A personagem, Sofie Werner, que serve como fio condutor da narrativa, é uma aeromoça que surta diante das pressões familiares. Ela encontra refúgio numa espécie de culto, que, ao invés de torná-la livre, a deteriora mental e emocionalmente. Embora a direção de Emma Freeman coloque detalhes sutis, como os planos detalhes nas mãos de Sofie e do líder religioso, é inevitável deixar de perceber que seu comportamento e olhar de pânico não sejam uma resposta traumática a abuso sexual. Infelizmente, “Estado Zero” não tem ousadia para discutir o tema, preferindo suscitá-lo em elipses e deixar subentendido.

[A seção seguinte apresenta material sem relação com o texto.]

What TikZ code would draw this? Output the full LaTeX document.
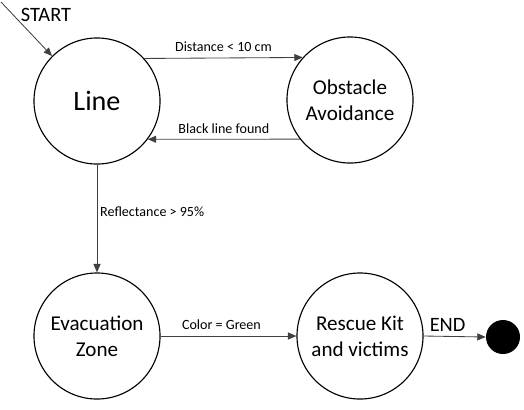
\documentclass[tikz,border=0pt]{standalone}
\usepackage{fontspec}
\setmainfont{Carlito}
\usetikzlibrary{arrows.meta}

\begin{document}
\begin{tikzpicture}[x=0.025cm,y=-0.025cm,
        phase/.style = {circle, draw, line width=0.8pt, minimum size=3.15cm, inner sep=0pt,
                        align=center, font=\fontsize{15}{18.5}\selectfont},
        link/.style  = {-{Triangle[length=6pt,width=5pt]}, draw=black!75, line width=0.6pt},
        tag/.style   = {font=\fontsize{10}{12}\selectfont, inner sep=4pt}]
            \useasboundingbox (0,0) rectangle (524,409);

            \node[phase] (line)   at (97,101)  {\fontsize{20}{24}\selectfont Line};
            \node[phase] (obst)   at (350,100) {Obstacle\\Avoidance};
            \node[phase] (evac)   at (97,336)  {Evacuation\\Zone};
            \node[phase] (rescue) at (360,336) {Rescue Kit\\and victims};
            \node[circle, fill=black, minimum size=0.85cm, inner sep=0pt] (end) at (503,337) {};

            \node[font=\fontsize{14.5}{17}\selectfont] (start) at (46,15) {START};
            \coordinate (s) at (1,2);

            \draw[link] (s) -- (line.135);
            \draw[link] (line.42) -- node[tag, above] {Distance < 10 cm} (obst.138);
            \draw[link] (obst.218) -- node[tag, above] {Black line found} (line.-37);
            \draw[link] (line.south) -- node[tag, right, pos=0.44, inner sep=2pt] {Reflectance > 95\%} (evac.north);
            \draw[link] (evac.east) -- node[tag, above, xshift=-5] {Color = Green} (rescue.west);
            \draw[link] (rescue.east) -- node[above, xshift=-5, font=\fontsize{14.5}{17}\selectfont] {END} (end.west);
        \end{tikzpicture}
\end{document}
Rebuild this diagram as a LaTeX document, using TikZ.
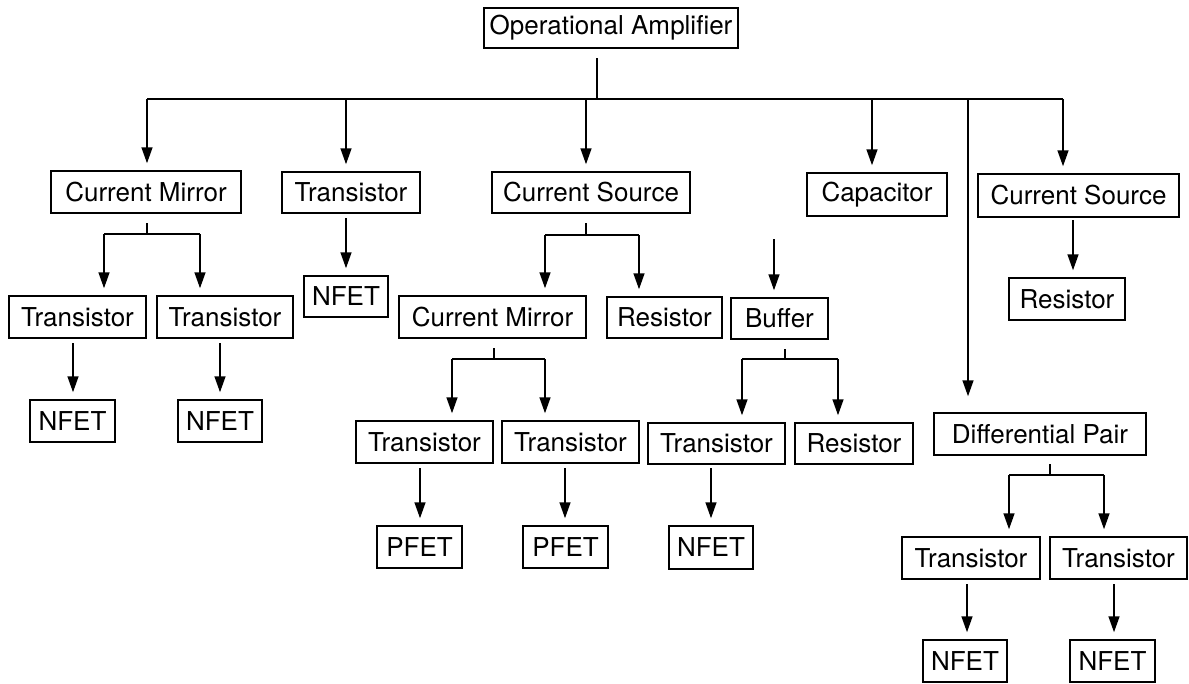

A partir dessa decisão, a série ganha e perde. Ganha pela interpretação de Strahovski, que rouba a cena em suas oscilações de desespero, loucura e busca por aceitação. Os momentos em que ela surge em tela são sempre os mais potentes dramaticamente e o ponto alto dos episódios. Um desses ápices é a ligação silenciosa que ela faz a irmã: catártica, impetuosa e triste. Perde, porém, por não adensar a discussão, trabalhar as emoções e oferecer um olhar feminino a situação, visto que a equipe de produção é majoritariamente composta por mulheres.
A narrativa de “Estado Zero” gera agonia e parte disso é provocada pela cor amarela que aparece em todas as cenas seja por ser a cor do deserto ou a tonalidade da blusa de Sofie. Ela remete ao calor australiano, onde os eventos se passam. O sentimento que o aquecimento perpassa seria menos incômodo se não fosse ritmo lento imposto a história, que torna a trama de Ameer (Fayssal Bazzi) e Clare Kowitz (Asher Keddie) um tanto enfadonha em certos momentos. Contribui para isso, por exemplo, a ausência de reviravoltas e de ganchos nos seis episódios.
Essas carências levam a um desfecho óbvio, sem grandes emoções e sem nada inovador ao gênero. Por isso, “Estado Zero” perde em cativar a emoção do público, mas ganha em adensar discussões socialmente relevantes.